• INFORMATION SHOWN
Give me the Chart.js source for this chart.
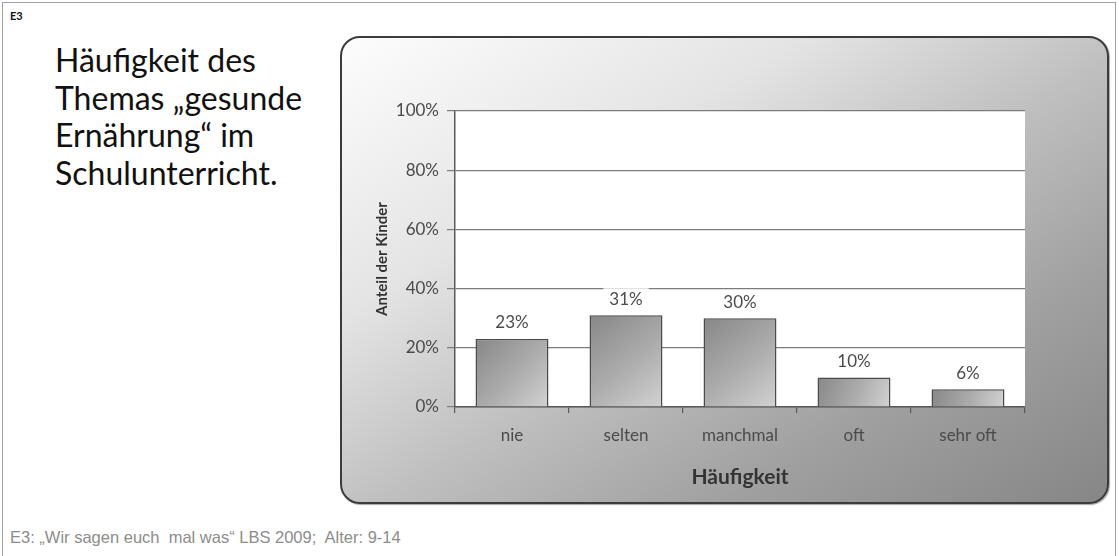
<!DOCTYPE html>
<html lang="de">
<head>
<meta charset="utf-8">
<title>Häufigkeit des Themas „gesunde Ernährung“ im Schulunterricht</title>
<script src="https://cdn.jsdelivr.net/npm/chart.js@4.4.1/dist/chart.umd.min.js"></script>
<style>
  html, body { margin: 0; padding: 0; background: #fff; }
  body { width: 1119px; height: 556px; position: relative; overflow: hidden; }
  .frame {
    position: absolute; left: 2px; top: 2px; width: 1114px; height: 600px;
    border: 1px solid #a0a0a0; box-sizing: border-box;
  }
  .tag {
    position: absolute; left: 10px; top: 9px;
    font: bold 11px "Lato", sans-serif; color: #111;
  }
  .heading {
    position: absolute; left: 55px; top: 41px;
    font: 32px/37.5px "Lato", sans-serif; color: #111; margin: 0; font-weight: normal;
  }
  .panel {
    position: absolute; left: 340px; top: 36px; width: 769px; height: 468px;
    box-sizing: border-box; border: 2px solid #3c3c3c; border-radius: 20px;
    background: linear-gradient(to bottom right, #fdfdfd 0%, #e4e4e4 30%, #c0c0c0 52%, #a0a0a0 75%, #868686 100%);
    box-shadow: 1px 1px 1px rgba(0,0,0,0.35);
  }
  #chart { position: absolute; left: 342px; top: 37px; }
  .source {
    position: absolute; left: 10px; top: 528px;
    font: 16.5px "Liberation Sans", Arial, sans-serif; color: #8c8c8c; white-space: pre;
  }
</style>
</head>
<body>
<div class="frame"></div>
<div class="tag">E3</div>
<h1 class="heading">Häufigkeit des<br>Themas „gesunde<br>Ernährung“ im<br>Schulunterricht.</h1>
<div class="panel"></div>
<canvas id="chart" width="766" height="466"></canvas>
<div class="source">E3: „Wir sagen euch  mal was“ LBS 2009;  Alter: 9-14</div>

<script>
// Antworthäufigkeiten (Anteil der Kinder in %)
const categories = ['nie', 'selten', 'manchmal', 'oft', 'sehr oft'];
const shares = [23, 31, 30, 10, 6];
const yTicks = [0, 20, 40, 60, 80, 100];

const BAR_PCT = 0.64;
const TEXT = '#4a4a4a';

// white plotting surface behind grid and bars
const plotBackground = {
  id: 'plotBackground',
  beforeDraw(chart) {
    const {ctx, chartArea: a} = chart;
    ctx.save();
    ctx.fillStyle = '#ffffff';
    ctx.fillRect(a.left, a.top, a.right - a.left, a.bottom - a.top);
    ctx.restore();
  }
};

// percentage labels above each bar, on a white patch that breaks the grid line
const valueLabels = {
  id: 'valueLabels',
  afterDatasetsDraw(chart) {
    const {ctx} = chart;
    const meta = chart.getDatasetMeta(0);
    ctx.save();
    ctx.font = '17px Lato, sans-serif';
    ctx.textAlign = 'center';
    ctx.textBaseline = 'middle';
    meta.data.forEach((bar, i) => {
      const txt = shares[i] + '%';
      const w = ctx.measureText(txt).width + 12;
      const y = bar.y - 17;
      ctx.fillStyle = '#ffffff';
      ctx.fillRect(bar.x - w / 2, y - 10, w, 20);
      ctx.fillStyle = TEXT;
      ctx.fillText(txt, bar.x, y + 1);
    });
    ctx.restore();
  }
};

function barFill(context) {
  const chart = context.chart;
  const xs = chart.scales.x, ys = chart.scales.y;
  if (!chart.chartArea || !xs || !ys) return '#aaaaaa';
  const i = context.dataIndex;
  const cx = xs.getPixelForValue(i);
  const half = (xs.width / categories.length) * BAR_PCT / 2;
  const top = ys.getPixelForValue(shares[i]);
  const bottom = ys.getPixelForValue(0);
  const g = chart.ctx.createLinearGradient(cx - half, top, cx + half, bottom);
  g.addColorStop(0, '#878787');
  g.addColorStop(0.55, '#adadad');
  g.addColorStop(1, '#d2d2d2');
  return g;
}

new Chart(document.getElementById('chart'), {
  type: 'bar',
  data: {
    labels: categories,
    datasets: [{
      data: shares,
      backgroundColor: barFill,
      borderColor: '#4a4a4a',
      borderWidth: 1.5,
      barPercentage: BAR_PCT,
      categoryPercentage: 1
    }]
  },
  options: {
    responsive: false,
    animation: false,
    events: [],
    layout: { padding: { left: 0, top: 74, right: 83, bottom: 0 } },
    plugins: { legend: { display: false }, tooltip: { enabled: false } },
    scales: {
      x: {
        grid: { drawOnChartArea: false, tickLength: 6, color: '#5a5a5a', lineWidth: 1.2 },
        border: { display: true, color: '#5a5a5a', width: 1.5 },
        ticks: { color: TEXT, font: { family: 'Lato', size: 17 }, padding: 12, maxRotation: 0 },
        title: {
          display: true, text: 'Häufigkeit', color: '#333',
          font: { family: 'Lato', size: 21, weight: 'bold' },
          padding: { top: 0, bottom: 13 }
        },
        afterFit(scale) { scale.height = 96; }
      },
      y: {
        min: 0, max: 100,
        afterBuildTicks(scale) { scale.ticks = yTicks.map(v => ({ value: v })); },
        grid: { color: '#7c7c7c', lineWidth: 1.2, tickLength: 8 },
        border: { display: true, color: '#5a5a5a', width: 1.5 },
        ticks: {
          color: TEXT, font: { family: 'Lato', size: 17 }, padding: 8,
          callback: v => v + '%'
        },
        title: {
          display: true, text: 'Anteil der Kinder', color: '#333',
          font: { family: 'Lato', size: 15, weight: 'bold' },
          padding: { top: 31, bottom: 0 }
        },
        afterFit(scale) { scale.width = 113; }
      }
    }
  },
  plugins: [plotBackground, valueLabels]
});
</script>
</body>
</html>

• REQUIREMENT
Copy all lines of the material above where the string "source" occurs.

• COMPLETE ANSWER
Give me the Chart.js source for this chart.
  .source {
<div class="source">E3: „Wir sagen euch  mal was“ LBS 2009;  Alter: 9-14</div>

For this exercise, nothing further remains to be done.